The White House has attacked Cohen's credibility, calling him someone who cannot be trusted given he has already pleaded guilty to lying.

When asked for comment on Cohen's prepared testimony, the White House referred to press secretary Sarah Sanders' Tuesday statement on Cohen's testimony.

"Disgraced felon Michael Cohen is going to prison for lying to Congress and making other false statements," Sanders said in that statement. "Sadly, he will go before Congress this week and we can expect more of the same. It's laughable that anyone would take a convicted liar like Cohen at his word, and pathetic to see him given yet another opportunity to spread his lies."

According to a copy of the opening statement he prepares to deliver to the House Oversight Committee Wednesday, Cohen says Trump lied repeatedly about a number of matters -- and made a host of racist statements.

He also provides new details suggesting Trump was heavily involved in the pursuit of the Trump Tower Moscow project in 2016.

"To be clear, Mr. Trump knew of and directed the Trump Tower negotiations throughout the campaign and lied about it," Cohen will tell the committee. "He lied about it because he never expected to win the election. He also lied about it because he stood to make hundreds of millions of dollars on the Moscow real estate project."

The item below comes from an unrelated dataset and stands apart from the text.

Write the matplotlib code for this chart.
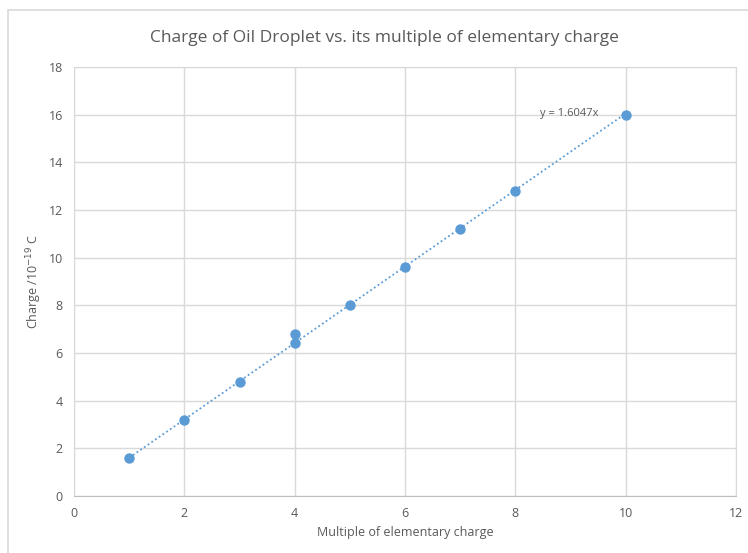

Cohen says that Trump did not "directly" tell him to lie to Congress. "That's not how he operates," Cohen says.

But he says that Trump would tell him and the public he has "no business" with Russia, even as he was negotiating the Moscow project.

"In his way, he was telling me to lie," Cohen says.

Cohen also says he's providing the panel with several documents to back up his allegations, including a check Trump wrote from his bank account to reimburse him for hush money payments to silence Stormy Daniels' story in 2016 about her alleged affair with Trump. Trump denies having an affair with Daniels.

Cohen also says he's providing the committee with copies of letters he wrote threatening Trump's high school, college and the College Board not to release his grades or test scores.

Moreover, Cohen says he has documentation showing Trump arranging a bidder at an auction to purchase a portrait of himself, which he later reimbursed the bidder for from his charitable organization.